Tuesday, November 06, 2007

Experiencing torture firsthand -- and getting fired for it

This is, to borrow the phraseology of our soon to be new AG, "abhorrent."

Daniel Levin is a dyed-in-the-wool conservative Republican. Now recall Michael Mukasey’s suggestion that he didn’t know what waterboarding was? Levin took a logical approach: he decided to experience it firsthand. And he came to a conclusion that, in my mind, shows unacceptable flexibility in accepting the technique. But how did the Bush White House react to this? It was swift and simple: Levin was forced out of office.

When Levin took over from Goldsmith, he went to work on a memo that would effectively replace the Bybee memo as the administration’s legal position on torture. It was during this time that he underwent waterboarding. In December 2004, Levin released the new memo. He said, “Torture is abhorrent” but he went on to say in a footnote that the memo was not declaring the administration’s previous opinions illegal. The White House, with Alberto Gonzales as the White House counsel, insisted that this footnote be included in the memo.

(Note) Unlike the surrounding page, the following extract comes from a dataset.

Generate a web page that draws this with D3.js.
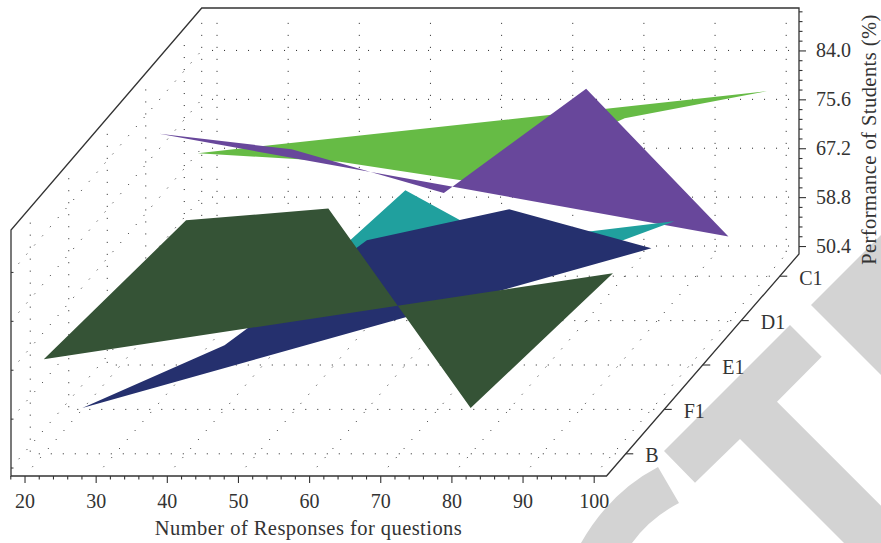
<!DOCTYPE html>
<html><head><meta charset="utf-8">
<script src="https://cdn.jsdelivr.net/npm/d3@7/dist/d3.min.js"></script>
<style>html,body{margin:0;padding:0;background:#fff}svg{display:block}text{font-family:"Liberation Serif",serif;fill:#333}</style>
</head><body><svg id="c" width="881" height="543"></svg>
<script>
const categories = ["B","F1","E1","D1","C1"];
const xTicks = [20,30,40,50,60,70,80,90,100];
const xMinor = [18,22,24,26,28,32,34,36,38,42,44,46,48,52,54,56,58,62,64,66,68,72,74,76,78,82,84,86,88,92,94,96,98];
const zTicks = [50.4,58.8,67.2,75.6,84.0];
const zMinor = [52.08,53.76,55.44,57.12,60.48,62.16,63.84,65.52,68.88,70.56,72.24,73.92,77.28,78.96,80.64,82.32,85.68,87.36,89.04,90.72];
const xB  = [20,40,60,80,100],   vB  = [65.29,89.13,91.19,56.88,80.05];
const xF1 = [20,40,60,80,100],   vF1 = [49.27,60.07,78.08,83.40,76.71];
const xE1 = [20,40,60,80,97.8],  vE1 = [62.24,56.92,79.04,65.67,73.73];
const xD1 = [20,38.6,60,80,100], vD1 = [81.12,78.46,70.97,88.87,63.49];
const xC1 = [20,40,60,80,100],   vC1 = [70.16,68.70,64.95,76.16,80.80];
const seriesOrder = ["C1","D1","E1","F1","B"];
const seriesColors = {C1:"#66bb45",D1:"#68479b",E1:"#20a09e",F1:"#25306e",B:"#355336"};
const seriesX = {B:xB,F1:xF1,E1:xE1,D1:xD1,C1:xC1};
const seriesV = {B:vB,F1:vF1,E1:vE1,D1:vD1,C1:vC1};

const svg = d3.select("#c");
const x = d3.scaleLinear().domain([18.1,101.8]).range([11,606.5]);
const z = d3.scaleLinear().domain([49.03,91.29]).range([254,8]);
const d = d3.scalePoint().domain(categories).range([0,1]).padding(0.5);
const depthDX = 192.5, depthDY = 222;
const P = (xv,zv,t)=>[x(xv)+depthDX*t, z(zv)+depthDY*(1-t)];
const line = d3.line();
const ink = "#333";
const xBackLeft = 17.85;

// watermark
const wm = svg.append("g").attr("fill","#d3d3d3");
wm.append("path").attr("d","M790,325L821.7,356.7L777,401.7L881,505.7L881,543L844,543L740,439L695,482.7L664,451Z");
wm.append("path").attr("d","M811,305L881,235L881,375Z");
wm.append("path").attr("d","M658,467L679,503Q650,518 632,543L581,543Q610,492 658,467Z");

// dotted grid
const grid = svg.append("g").attr("fill","none").attr("stroke","#222").attr("stroke-width",1).attr("stroke-dasharray","1 11");
const gridPath = pts => grid.append("path").attr("d",line(pts));
const xLo=19.3, xHi=100.4, zLo=49.4, zHi=90.6, tLo=0.04;
zTicks.forEach(v=>{ gridPath([P(xLo,v,1),P(xHi,v,1)]); gridPath([P(18.1,v,tLo),P(xBackLeft,v,1)]); });
xTicks.forEach(v=>{ gridPath([P(v,zLo,1),P(v,zHi,1)]); gridPath([P(v,49.03,tLo),P(v,49.03,1)]); });
categories.forEach(c=>{ const t=d(c); gridPath([P(18.1,zLo,t),P(18.1,zHi,t)]); gridPath([P(xLo,49.03,t),P(xHi,49.03,t)]); });
gridPath([P(xBackLeft,zLo,1),P(xBackLeft,zHi,1)]);

// surfaces, back to front
seriesOrder.forEach(c=>{
  const t=d(c);
  svg.append("path").attr("fill",seriesColors[c])
    .attr("d",line(seriesX[c].map((xv,i)=>P(xv,seriesV[c][i],t)))+"Z");
});

// box outline
svg.append("path").attr("fill","none").attr("stroke",ink).attr("stroke-width",1.3).attr("stroke-linejoin","miter")
  .attr("d",line([P(18.1,49.03,0),P(18.1,91.29,0),P(xBackLeft,91.29,1),P(101.8,91.29,1),P(101.8,49.03,1),P(101.8,49.03,0)])+"Z");

// x axis
const axY = z(49.03)+depthDY;
const xa = svg.append("g").attr("transform",`translate(0,${axY})`);
xa.call(d3.axisBottom(x).tickValues(xTicks).tickSize(7).tickPadding(11).tickFormat(d3.format("d")));
xa.select(".domain").remove();
xa.selectAll("line").attr("stroke",ink).attr("stroke-width",1.1);
xa.selectAll("text").attr("font-size",20).attr("fill",ink);
const xm = svg.append("g").attr("transform",`translate(0,${axY})`);
xm.call(d3.axisBottom(x).tickValues(xMinor).tickSize(3.5).tickFormat(""));
xm.select(".domain").remove();
xm.selectAll("line").attr("stroke",ink).attr("stroke-width",1.1);

// z axis
const za = svg.append("g").attr("transform",`translate(${x(101.8)+depthDX},0)`);
za.call(d3.axisRight(z).tickValues(zTicks).tickSize(7).tickPadding(10).tickFormat(d3.format(".1f")));
za.select(".domain").remove();
za.selectAll("line").attr("stroke",ink).attr("stroke-width",1.1);
za.selectAll("text").attr("font-size",20).attr("fill",ink);
const zm = svg.append("g").attr("transform",`translate(${x(101.8)+depthDX},0)`);
zm.call(d3.axisRight(z).tickValues(zMinor).tickSize(3.5).tickFormat(""));
zm.select(".domain").remove();
zm.selectAll("line").attr("stroke",ink).attr("stroke-width",1.1);

// left edge ticks
zTicks.forEach(v=>{ const p=P(18.1,v,0);
  svg.append("path").attr("stroke",ink).attr("stroke-width",1).attr("d",line([p,[p[0]+2.5,p[1]]])); });

// depth axis ticks and labels
categories.forEach(c=>{ const p=P(101.8,49.03,d(c));
  svg.append("path").attr("stroke",ink).attr("stroke-width",1.1).attr("d",line([p,[p[0]+7.5,p[1]]]));
  svg.append("text").attr("x",p[0]+19.5).attr("y",p[1]+8.5).attr("font-size",20).attr("fill",ink).text(c);
});

// titles
svg.append("text").attr("x",308.5).attr("y",535).attr("text-anchor","middle").attr("font-size",20.5).attr("letter-spacing",0.45).text("Number of Responses for questions");
svg.append("text").attr("transform","translate(876,139.5) rotate(-90)").attr("text-anchor","middle").attr("font-size",20.5).attr("letter-spacing",0.45).text("Performance of Students (%)");
</script></body></html>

But Levin never finished a second memo imposing tighter controls on the specific interrogation techniques. Sources said he was forced out of the Justice Department when Gonzales became attorney general.

The Bush Administration’s swift reaction: any deviation from the torture litmus test results in dismissal.

The matter raises some more very unpleasant questions.

Levin was trying to impose some guidelines on the use of waterboarding as a technique. The purpose of the guidelines was to preserve some very questionable basis to argue that the practice was not torture. Why did the Administration stop this? I can only see one explanation. They wanted full flexibility. That means that they contemplated practices that would venture into the most extreme, cruel and horrible treatment. No limitations. Let the torturer have at it.


Impeach George W. Bush and Richard Cheney. Now. Their fear of prosecution for their actions is strong evidence of their guilt.

One of the questions that's been troubling me during this "debate" over "techniques." How long before these "abhorrent" yet still-legal sorta techniques begin to seep into domestic law enforcement?